Acompanhei essa discussão instigado pela lembrança que tenho da noite em que, ainda estudante do ensino fundamental, estive em Cabedelo numa excursão colegial para conhecer o navio arpoador japonês que todo ano vinha ao Nordeste para caçar baleias. Era o mês de novembro ou dezembro de um dos anos da primeira metade da década de 1970. Recordo do momento que os três filhotes de baleia, com cerca de seis metros cada um, foram rebocados do mar para o navio por um guindaste. Na subida da rampa, o sangue descia misturado com as águas agitadas. Depois, os animais foram postos dentro de um tanque para serem lavados e, em seguida, apresentados no convés para serem retalhados. Homens com instrumentos de lâminas afiadas e outros com ganchos nas pontas fizeram o trabalho com uma presteza e uma rapidez surpreendente.

As mantas de carne e de toucinho eram arrastadas por puxadores mecânicos, enquanto ficávamos vendo o “espetáculo” em umas arquibancadas próprias para turistas. O mar estava agitado. Luzes amarelas refletiam brilhantes no claro e escuro do pavimento. Ofereceram-nos carne de baleia. Comemos. Quem comprou partes das barbatanas, que flexionadas pareciam cocares indígenas, achou bonito, mas se arrependeu depois, quando a peça cartilaginosa começou a exalar mau cheiro. E isso aconteceu ainda no ônibus, quando retornávamos da capital paraibana para Independência, no interior do Ceará, uma viagem de aproximadamente 800 quilômetros.

Tudo tinha um viés essencialmente econômico. Os apresentadores explicavam que o óleo da baleia servia para liga de argamassa, lubrificação e iluminação pública; que a carne desidratada e o toucinho eram excelentes para a longevidade humana; e que os ossos triturados serviam para adubo agrícola e ração animal. Ninguém dizia, por exemplo, que as fezes das baleias são ricas em ferro e que a natureza as utiliza para adubar plantas marinhas, que, por sua vez, contribuem para a captura de carbono no mar. 

O tempo passa e a consciência das coisas muda com a dinâmica do mundo. Hoje, não teria qualquer sentido um grupo de estudantes se deslocar para conhecer a “caça à baleia”, mesmo se ela ainda existisse no Brasil. No máximo, as escolas devem fazer visitas ao Museu da Baleia, em Lucena, município separado de Cabelo pelo rio Paraíba, onde há fotos, ossadas e instrumentos utilizados na caça à baleia. 
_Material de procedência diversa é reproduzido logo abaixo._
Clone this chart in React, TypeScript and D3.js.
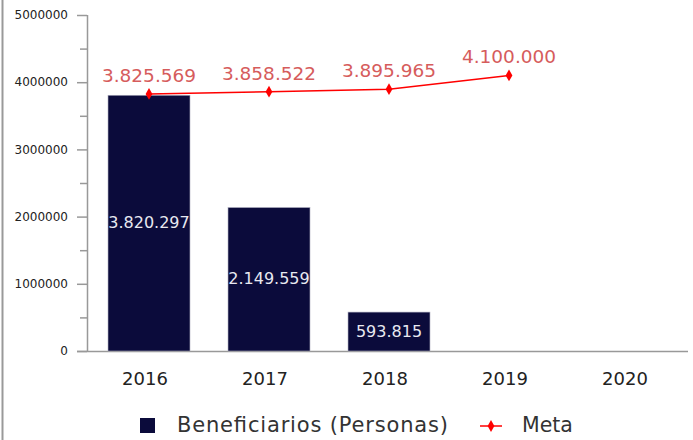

Ao assistir à cerimônia do processamento da baleia, senti-me como o personagem Ismael, do livro Moby Dick, do escritor estadunidense Herman Melville (1819 – 1891). Prendi a respiração como ele. Eu, ao ver a primeira baleia arpoada; ele, ao embarcar no Pequod, navio baleeiro destinado a singrar os mares de todo o mundo na captura de Moby Dick. Procurei ter coragem. Seguir a lição de Starbuck, o primeiro imediato do Pequod. Ele dizia que só queria trabalhar com homens que tivessem medo de baleia. Aos 30 anos de idade ele já era um filósofo; sabia que os caçadores mais corajosos são aqueles que têm prudência. Eu tinha menos da metade da idade dele e estava pela primeira vez vendo uma baleia de perto. Na minha cabeça rodava o mito de Moby Dick, a baleia incaçável, o terror dos arpoadores. 

Querendo ou não, eu estava na costa brasileira, por onde o Pequod certamente passara. Se ele saiu de ilha de Nantucket, no leste da América do Norte e contornou o sul da América do Sul pela Patagônia é porque desceu pelo nosso litoral. O mesmo espaço marítimo procurado para alimentação e acasalamento pelas baleias que fogem das águas frias do inverno antártido. O mesmo trecho de oceano onde a Companhia de Pesca do Brasil, Copesbra, empresa hipoteticamente nacional, controlada por japoneses, matou milhares de baleias por 75 anos, entre 1910 e 1985, ano em que a CBI apelou ao recurso da moratória, para evitar a inviabilização do negócio da caça à baleia em todo o mundo. 

Além da preocupação econômica, a decisão da CBI atendeu a pressões da Conferência da ONU sobre o “Meio Ambiente Humano”, realizada em Estocolmo, na Suécia, em 1972. Em 1987, no governo José Sarney, o Brasil fechou a fábrica japonesa de processamento de baleias em Cabedelo e, em 2008, o presidente Lula ratificou o interesse do País na preservação de baleias e golfinhos, ao assinar um decreto instituindo a zona costeira do Brasil como santuário de baleias e golfinhos. 

Sendo este um combate que vem de longe, talvez a lição também deva vir de longe: o Pequod naufragou juntamente com o capitão Ahab e sua insensatez. Diz Ismael, o único sobrevivente, que depois da tragédia, o mar parecia tranqüilo, como se nada de terrível tivesse ocorrido. Ele viu o mais famoso dos baleeiros desaparecer, mas não tem notícias do paradeiro da grande baleia branca. Diante de tudo isso, retomo a leitura de Moby Dick para escutar o oficial Starbuck indagando ao capitão Ahab: “Capitão, é mesmo indispensável matar Moby Dick?”.